Former State Department counselor and former head of the 9/11
Commission, Philip Zelikow, also testified at the hearing. He criticized
the memos authorizing the interrogations from the Office of Legal
Counsel and revealed that the memo he wrote offering an alternative view
on the legality of torture has now been located and could be
declassified shortly.
*PHILIP ZELIKOW: *It seemed to me that the OLC interpretation of
US Con law in this area was strained and indefensible, in a whole
variety of ways. My view was that I could not imagine any federal
court in America agreeing that the entire CIA program could be
conducted and it would not violate the American Constitution.
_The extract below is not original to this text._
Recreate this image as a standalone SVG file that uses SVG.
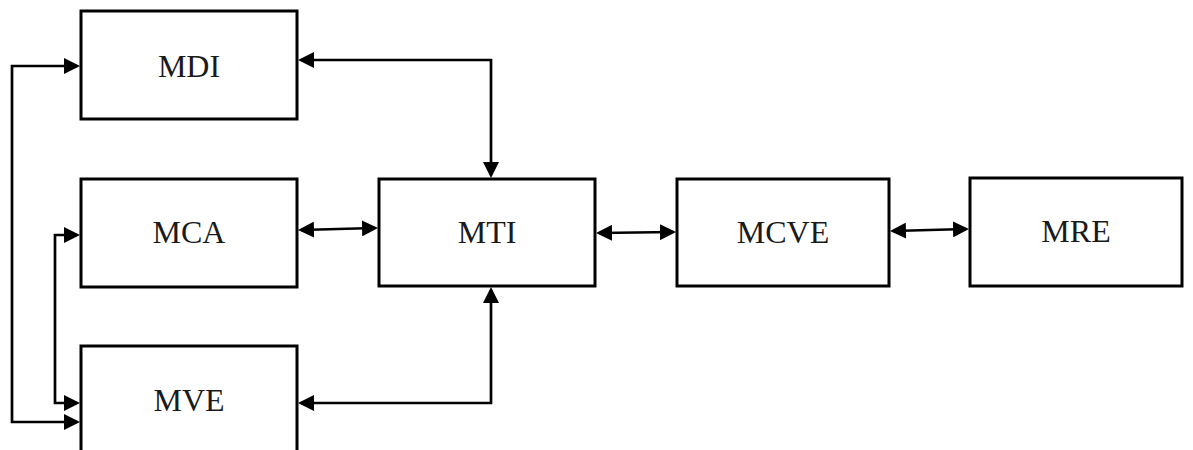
<svg xmlns="http://www.w3.org/2000/svg" width="1193" height="450" viewBox="0 0 1193 450">
<style>
.box{fill:#fff;stroke:#000;stroke-width:3}
.lbl{font-family:"Liberation Serif","Times New Roman",serif;font-size:32px;fill:#1a1a1a;text-anchor:middle}
.con{fill:none;stroke:#000;stroke-width:2.7;marker-start:url(#ah);marker-end:url(#ah)}
</style>
<defs>
<marker id="ah" markerUnits="userSpaceOnUse" markerWidth="16" markerHeight="16" refX="13" refY="8" orient="auto-start-reverse" viewBox="0 0 16 16">
<path d="M0,0 L16,8 L0,16 Z" fill="#000"/>
</marker>
</defs>
<rect width="1193" height="450" fill="#fff"/>
<g id="MDI"><rect class="box" x="81" y="11" width="216" height="108"/><text class="lbl" x="189" y="77">MDI</text></g>
<g id="MCA"><rect class="box" x="81" y="179" width="216" height="108"/><text class="lbl" x="189" y="243">MCA</text></g>
<g id="MVE"><rect class="box" x="81" y="346" width="216" height="130"/><text class="lbl" x="189" y="411">MVE</text></g>
<g id="MTI"><rect class="box" x="379" y="179" width="216" height="107"/><text class="lbl" x="487" y="243">MTI</text></g>
<g id="MCVE"><rect class="box" x="677" y="179" width="212" height="107"/><text class="lbl" x="783" y="243">MCVE</text></g>
<g id="MRE"><rect class="box" x="970" y="178" width="212" height="108"/><text class="lbl" x="1076" y="242">MRE</text></g>
<g id="connectors">
<path class="con" d="M77,66 H12 V422 H77"/>
<path class="con" d="M77,235 H55 V403 H77"/>
<path class="con" d="M301,60 H491 V175"/>
<path class="con" d="M301,230 L375,228"/>
<path class="con" d="M599,233 L673,232"/>
<path class="con" d="M893,231 L966,229"/>
<path class="con" d="M491,290 V403 H301"/>
</g>
</svg>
So I distributed my memo analyzing these legal issues to other
deputies at one of our meetings in February 2006. I then took off
to the Middle East on other work. When I came back, I heard the
memo was not considered appropriate for further discussion and
that copies of my memo should be collected and destroyed. That
particular request, passed along informally, did not seem proper,
and I ignored it.
This particular memo has evidently been located in the State's
files and is being reviewed for declassification. But in sum, the
US government, over the past seven years, adopted an unprecedented
program in American history of coolly calculated, dehumanizing
abuse and physical torment to extract information. This was a
mistake, perhaps a disastrous one. It was a collective failure in
which a number of officials and members of Congress and staffers
of both parties played a part.

*AMY GOODMAN: *Former State Department lawyer and head of the 9/11
Commission, Philip Zelikow, testifying on Capitol Hill Wednesday.